Reconhecimento para bispos
"vermelhos"
O papa Francisco não só suspendeu
o bloqueio contra a beatificação de Óscar Romero. Ele também anunciou que irá
examinar a beatificação de outro crítico do sistema: Dom Hélder Câmara. O
"arcebispo vermelho de Recife" já levantava sua voz na década de 1950
contra a injustiça social e foi um defensor dos direitos humanos durante a
ditadura militar brasileira.
Em seus sermões, Hélder Câmara
expôs a hipocrisia social: "Quando dou comida aos pobres, me chamam de
santo. Quando pergunto por que eles são pobres, chamam-me de comunista", é
uma de suas frases mais conhecidas.
Óscar Romero, Dom Hélder Câmara,
Gustavo Gutierrez, Jon Sobrino e Leonardo Boff: os fundadores da Teologia da
Libertação na América Latina não só atuaram na resistência às ditaduras
militares e pela justiça social, como também levantaram uma questão que até
hoje ainda instiga discussões: pode a fé cristã ser revolucionária?
Engajamento silencioso
O arcebispo de Maringá, Anuar
Battisti, responde a esta questão com um sonoro "sim". "Claro
que ainda existem padres e bispos comprometidos com os pobres, eles só não se
expressam de forma tão radical como antes", afirma, em entrevista à DW. O
arcebispo observa que os tempos em que a luta social era proclamada nas
paróquias ficaram "definitivamente para trás".
Para Battisti, a beatificação de
Romero enfatiza a visão do Papa Francisco, que inclui a noção de uma Igreja
humilde, que dispensa a pompa. "O engajamento em favor de grupos sociais
desfavorecidos acontece hoje em silêncio", ressalta o religioso. "Não
há mais confrontação aberta com governos ou com o sistema político".

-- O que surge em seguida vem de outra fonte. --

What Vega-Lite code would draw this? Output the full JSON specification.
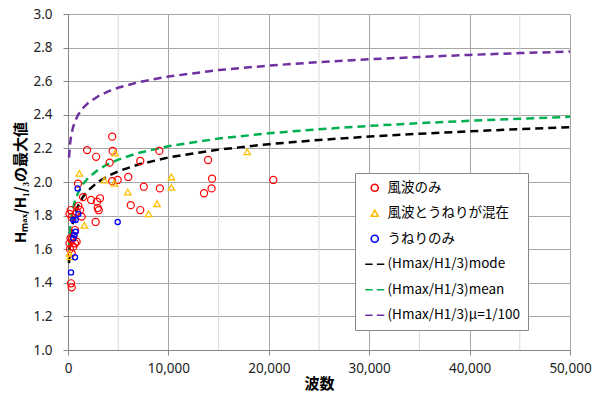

Mas a luta de décadas contra
teólogos da libertação, católicos de esquerda e reformadores deixou feridas
profundas. Por isso, as planejadas beatificações são, para muitos na esquerda,
como um bálsamo, mesmo ocorrendo tardiamente.
A esquerda da América Latina
espera que futuramente a aura santa de Romero também brilhe sobre ela. Em
Salvador, Nicarágua e Honduras, camisetas com retratos de Salvador Allende e
Che Guevara são vendidas ao lado de roupas com o rosto de Óscar Romero.